— GIVEN INFORMATION —
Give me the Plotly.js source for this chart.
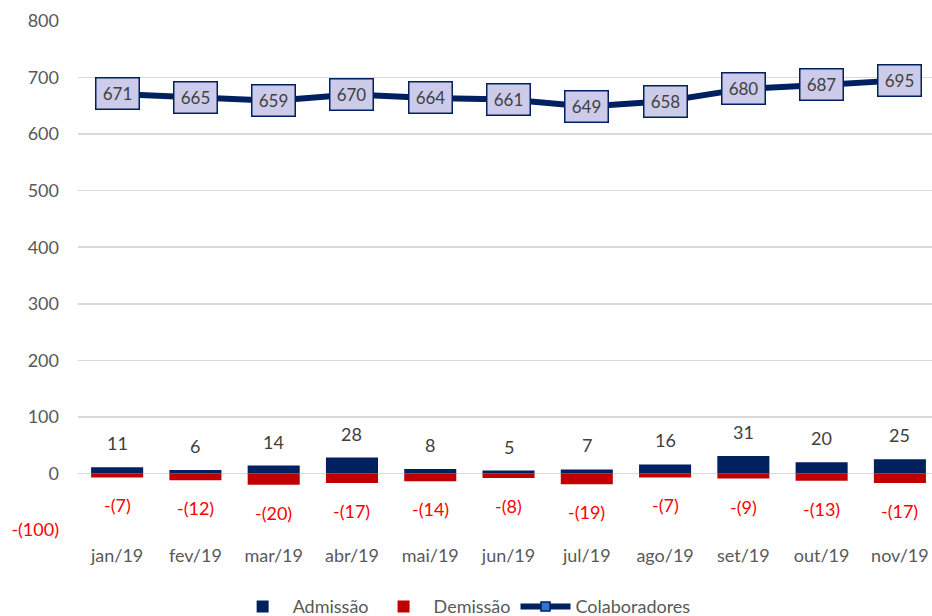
<!DOCTYPE html>
<html>
<head>
<meta charset="utf-8">
<script src="https://cdn.plot.ly/plotly-3.0.1.min.js"></script>
<style>html,body{margin:0;padding:0;background:#fff;}#chart{width:932px;height:616px;}</style>
</head>
<body>
<div id="chart"></div>
<script>
const months = ["jan/19","fev/19","mar/19","abr/19","mai/19","jun/19","jul/19","ago/19","set/19","out/19","nov/19"];
const admissao = [11, 6, 14, 28, 8, 5, 7, 16, 31, 20, 25];
const demissao = [-7, -12, -20, -17, -14, -8, -19, -7, -9, -13, -17];
const colaboradores = [671, 665, 659, 670, 664, 661, 649, 658, 680, 687, 695];
const yTickVals = [-100, 0, 100, 200, 300, 400, 500, 600, 700, 800];
const yTickText = ['<span style="color:#ff0000">-(100)</span>', "0", "100", "200", "300", "400", "500", "600", "700", "800"];

const FONT = "Lato, 'Open Sans', sans-serif";
const NAVY = "#002060", RED = "#c00000";
const xIdx = months.map((m, i) => i);

const traces = [
  {type: "bar", name: "Admissão", x: xIdx, y: admissao, marker: {color: NAVY}, hoverinfo: "skip"},
  {type: "bar", name: "Demissão", x: xIdx, y: demissao, marker: {color: RED}, hoverinfo: "skip"},
  {type: "scatter", mode: "lines+markers", name: "Colaboradores", x: xIdx, y: colaboradores,
   line: {color: NAVY, width: 6},
   marker: {symbol: "square", size: 9, color: "#2e75d6", line: {color: NAVY, width: 1.5}},
   hoverinfo: "skip"}
];

const annotations = [];
xIdx.forEach(i => {
  annotations.push({x: i, y: admissao[i], xref: "x", yref: "y", text: String(admissao[i]),
    showarrow: false, yanchor: "middle", yshift: 24, font: {family: FONT, size: 18, color: "#404040"}});
  annotations.push({x: i, y: demissao[i], xref: "x", yref: "y", text: "-(" + Math.abs(demissao[i]) + ")",
    showarrow: false, yanchor: "middle", yshift: -28, font: {family: FONT, size: 18, color: "#ff0000"}});
  annotations.push({x: i, y: colaboradores[i], xref: "x", yref: "y", text: String(colaboradores[i]),
    showarrow: false, xanchor: "center", yanchor: "middle", width: 40, height: 28, borderpad: 1,
    bgcolor: "#ccccea", bordercolor: NAVY, borderwidth: 1.5,
    font: {family: FONT, size: 17, color: "#404040"}});
});

const layout = {
  width: 932, height: 616,
  margin: {l: 78, r: 0, t: 21, b: 86},
  paper_bgcolor: "#fff", plot_bgcolor: "#fff",
  font: {family: FONT, size: 18, color: "#595959"},
  barmode: "relative",
  bargap: 0.335,
  showlegend: true,
  legend: {orientation: "h", x: 0.498, xref: "container", xanchor: "center",
    y: 0.015, yref: "container", yanchor: "middle",
    font: {family: FONT, size: 18, color: "#595959"}, traceorder: "normal", itemwidth: 50},
  xaxis: {
    tickmode: "array", tickvals: xIdx, ticktext: months,
    range: [-0.5, 10.41], showgrid: false, zeroline: false, showline: false,
    ticks: "", ticklabelstandoff: 13, fixedrange: true, automargin: false,
    tickfont: {family: FONT, size: 18, color: "#595959"}
  },
  yaxis: {
    range: [-100, 800], tickmode: "array", tickvals: yTickVals, ticktext: yTickText,
    showgrid: true, gridcolor: "#d9d9d9", gridwidth: 1.5, zeroline: false, showline: false,
    ticks: "", ticklabelstandoff: 18, fixedrange: true, automargin: false,
    tickfont: {family: FONT, size: 18, color: "#595959"}
  },
  annotations: annotations
};

Plotly.newPlot("chart", traces, layout, {displayModeBar: false, staticPlot: true});
</script>
</body>
</html>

— REQUIRED TASK —
Each line of the material above either contains the word "chart" or does not; state how many do, and nothing else.

— FULL SOLUTION —
4